Je citerai parmi les satisfactions, la mise en place de la prime à la chèvre, l’augmentation progressive du prix du lait, la création d’Interbev caprin, l’octroi de moyens pour l’interprofession caprine (ANICAP) que j’ai présidée pendant 14-15 ans. Et pour mon département, j’ai amené du litrage supplémentaire.
J’ai vécu aussi des moments difficiles, je pense par exemple à la faillite du GLAC, qui a généré des sur-stocks importants de lait… Un dossier très difficile. Je me souviens d’une manifestation en particulier, très dure à l’usine de Surgères…
Au long de ces années, j’ai croisé des personnes que je n’aurai jamais côtoyées sans cet engagement. Au milieu des autres filières, il faut faire sa place… Aujourd’hui parmi les associations spécialisées, la filière caprine compte, est reconnue. Mon élection au poste de secrétaire général à l’Institut de l’élevage depuis 8-9 ans, est une preuve de la reconnaissance de notre travail pour faire entendre la filière caprine. La tâche est d’autant plus délicate que notre filière se partage en parts égales entre les producteurs livrant les laiteries et les producteurs fermiers. Nos contraintes sont différentes, les besoins tout autant ! Il faut savoir défendre tout le monde, savoir rassembler.

L’Aveyron accueille pour la deuxième fois l’assemblée générale de la fédération nationale des éleveurs de chèvres. La dernière que vous présiderez. Que ressentez-vous ?
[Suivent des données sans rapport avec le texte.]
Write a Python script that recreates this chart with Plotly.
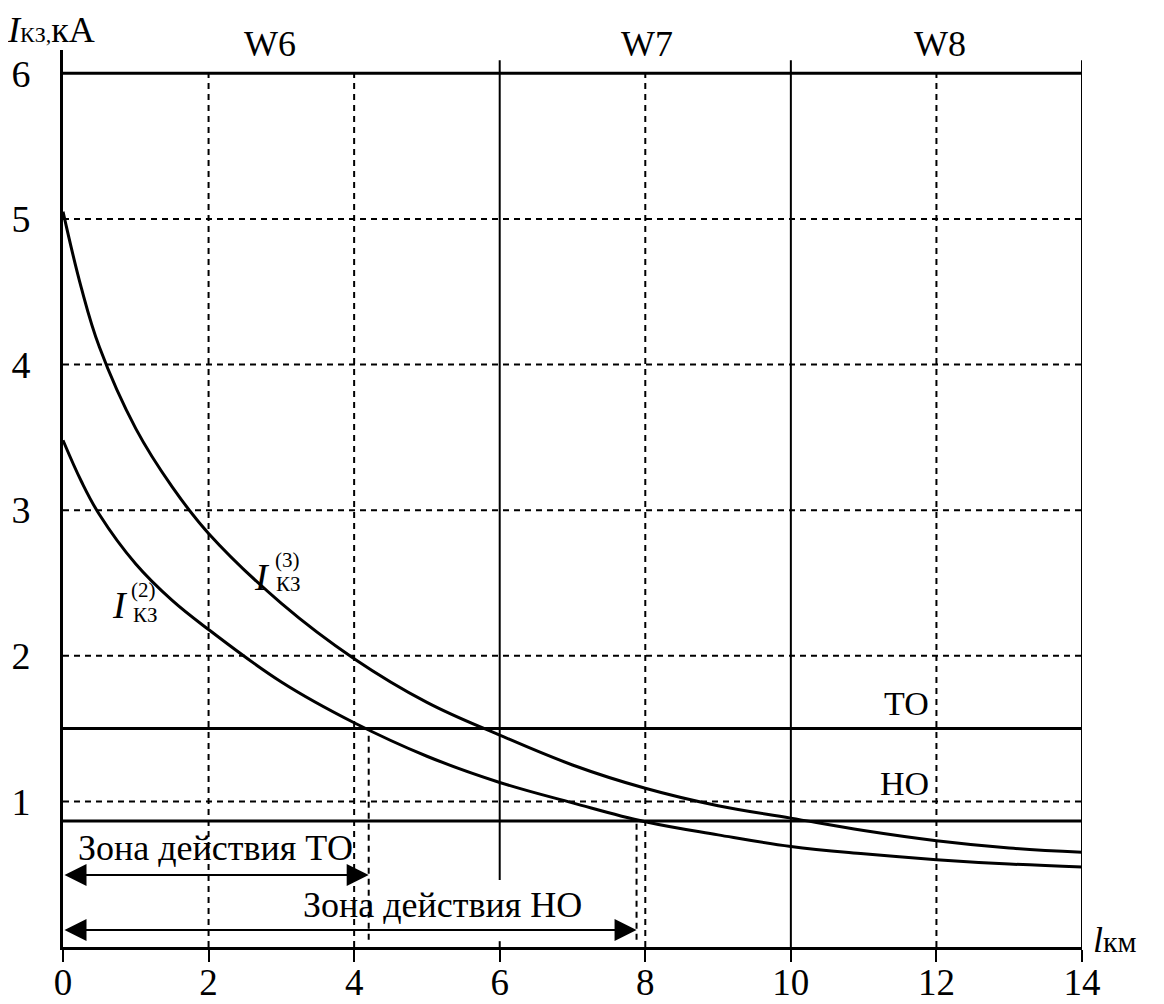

J. Salingardes : J’ai gardé une phrase de Xavier Beulin, qui m’a dit : il n’y a pas de petite filière. Tout au long de mon engagement, j’ai gardé cette phrase et je la transmets à celles et ceux qui prendront la suite. La filière caprine est dynamique, elle a, comme d’autres, de nombreux défis à relever. Bien sûr je suis très heureux d’accueillir cette assemblée générale, dans mon département. C’est une belle reconnaissance pour la filière caprine aveyronnaise. Ce sera une belle AG !».